A lot of "typical" backend code would then simply require you to make the right indices you need to support your queries, and the query planner would be forced to use those indices in all situations.
2) You can already sort of do what you say; that "higher level imperative language" is available simply by breaking your query up into smaller chunks.
At least in MS-SQL (which is what I know), simply do
declare @tmp1 as table (...)
insert into @tmp1 ...
declare @tmp2 as table (...)
insert into @tmp2 ... from @tmp1 join ...
and so on; if you make each of those steps small enough you pretty much have the imperative language.
3) That said, I think SQL is a wonderful idea, I am also super-productive in implementing business logic in it; but it is a horrible language; the learning curve is so much higher than it needs to be and so many silly pitfalls. So fully support pushes for better languages.
Definitely yes. Databases and compilers have a lot in common. This bytecode is exactly equivalent to a compiler IR. It's called out as such in the OP where the decoupling between front end and backend is noted. Therefore you can construct the bytecode from outside of the database and feed it to the backend (may require patching sqlite to make the entry points accessible).

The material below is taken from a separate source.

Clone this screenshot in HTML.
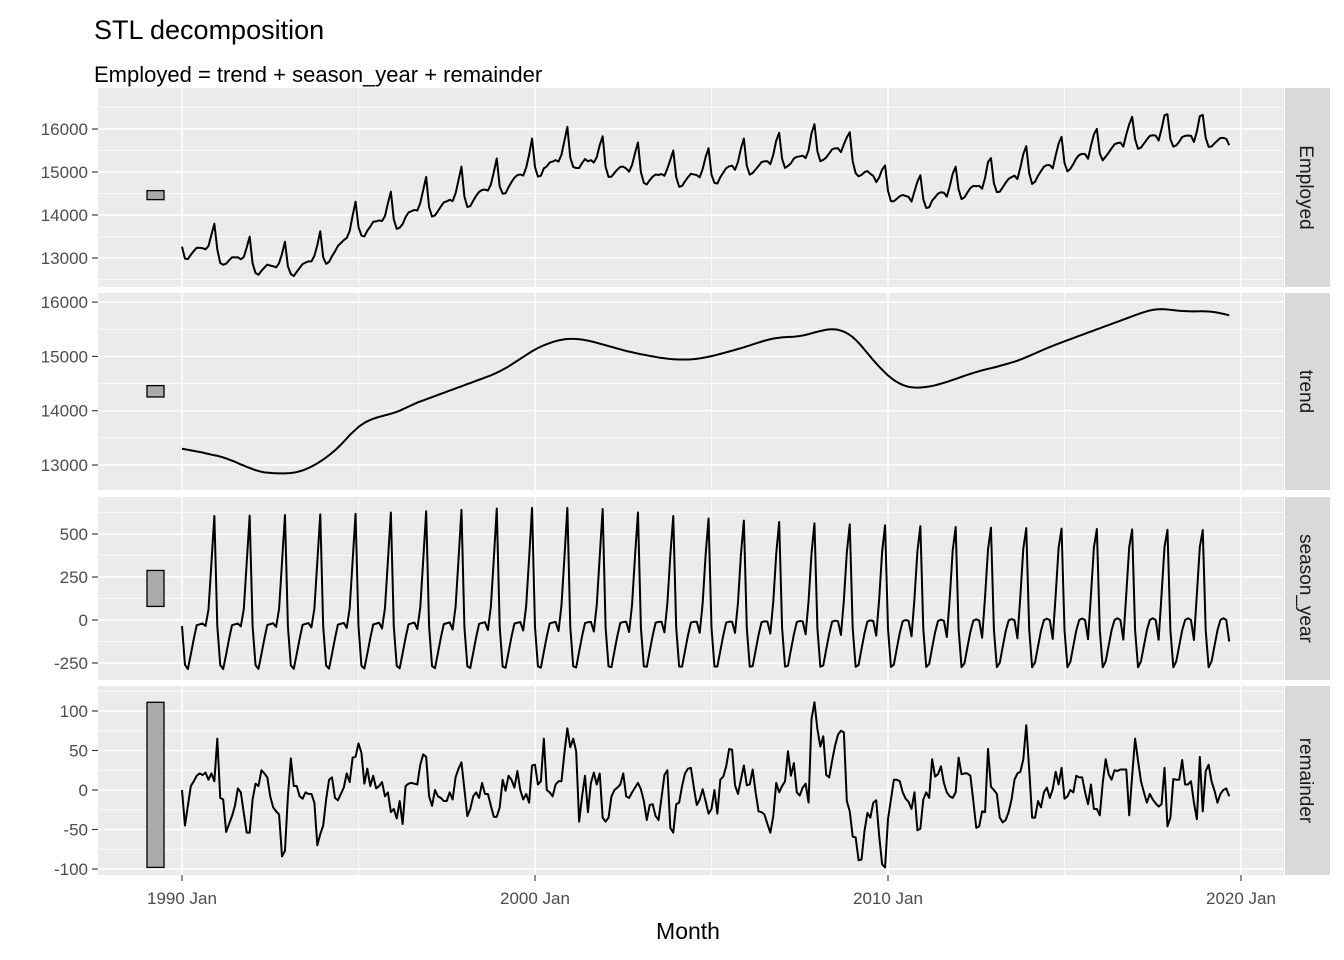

By analogy, this is really easy in LLVM. You can write the IR you want in a text file and feed it back into the infrastructure. This is used a lot in testing and debugging LLVM. It's much harder in GCC for reasons that never made much sense to me.
There's probably a parser for the format of the EXPLAIN text dump in sqlite somewhere intended for modifying the debug output then feeding it back into the engine. Maybe not documented, but I expect it works fine in practice.
You should watch this asianometry video on the birth of SQL, very interesting, and in fact a functional approach, based on relational algebra and tuple relational calculus, was originally what the father of the concept intended for interacting with the db. Other IBM engineers formulated the SQL language over that.
The precursors to sql rdbms, and the war over competing concepts, were also quite thought provoking.